Tim and Moby of BrainPOP Officially Come Out As Gay

After years of speculation, the man/robot duo Tim and Moby, famous for videos loved by overly ambitious elementary schoolers, have publicly announced their status as a gay couple.

“We weren’t sure how people were going to react,” Tim stated in their joint press release. “Would our young viewers still be able to retain basic educational topics if they knew we were raw-dogging it off screen? For a long time, we just couldn’t take that risk.”

Over the years, countless allegations have been made about the status of their relationship, although these allegations have always been denied. One anonymous source claimed to have seen Tim and Moby in a New York City alley in 2011: “I’m not sure that Moby needed to be on his knees to get his system rebooted.” In addition, a business associate once caught Tim stroking Moby’s sensory wires under the table during a meeting, and in 2015, even Tim’s own mother claimed her son “completely abandoned his weebo [sic] body pillow” to sleep next to a smooth, hard, man-shaped robot. However, Tim has always been quick to brush aside these claims: “I’m just a guy with his robot. The suction feature was there when I got him.” Meanwhile, Moby is incapable of human speech, but in the past was known for beeping angrily and printing extra copies of GQ when asked about his sexuality.

The public response appears to be mostly positive.

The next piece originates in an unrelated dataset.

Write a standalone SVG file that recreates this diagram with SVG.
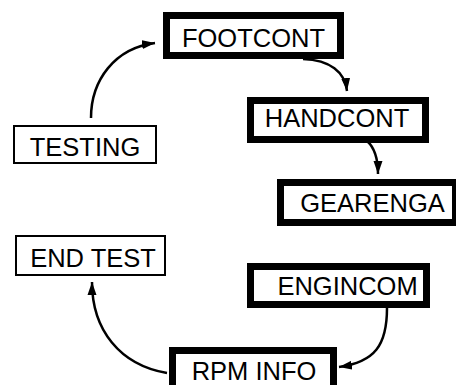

The LGBTQ+ community has been quick to embrace this advancement of relations between machine and man, hailing it as “the Third Industrial Revolution”. Parents of BrainPOP viewers also seem to approve, although some are concerned that their children will start viewing their household appliances as potential sexual partners – toasters seem to be the main suspect, with all their hot holes.

Coincidentally, Pope Francis endorsed same-sex marriage mere days after Tim and Moby’s announcement, although he has yet to state whether the Catholic Church will extend this welcome to couples where one partner can only understand the Bible if it’s uploaded onto their hard-drive through robotic colonoscopy.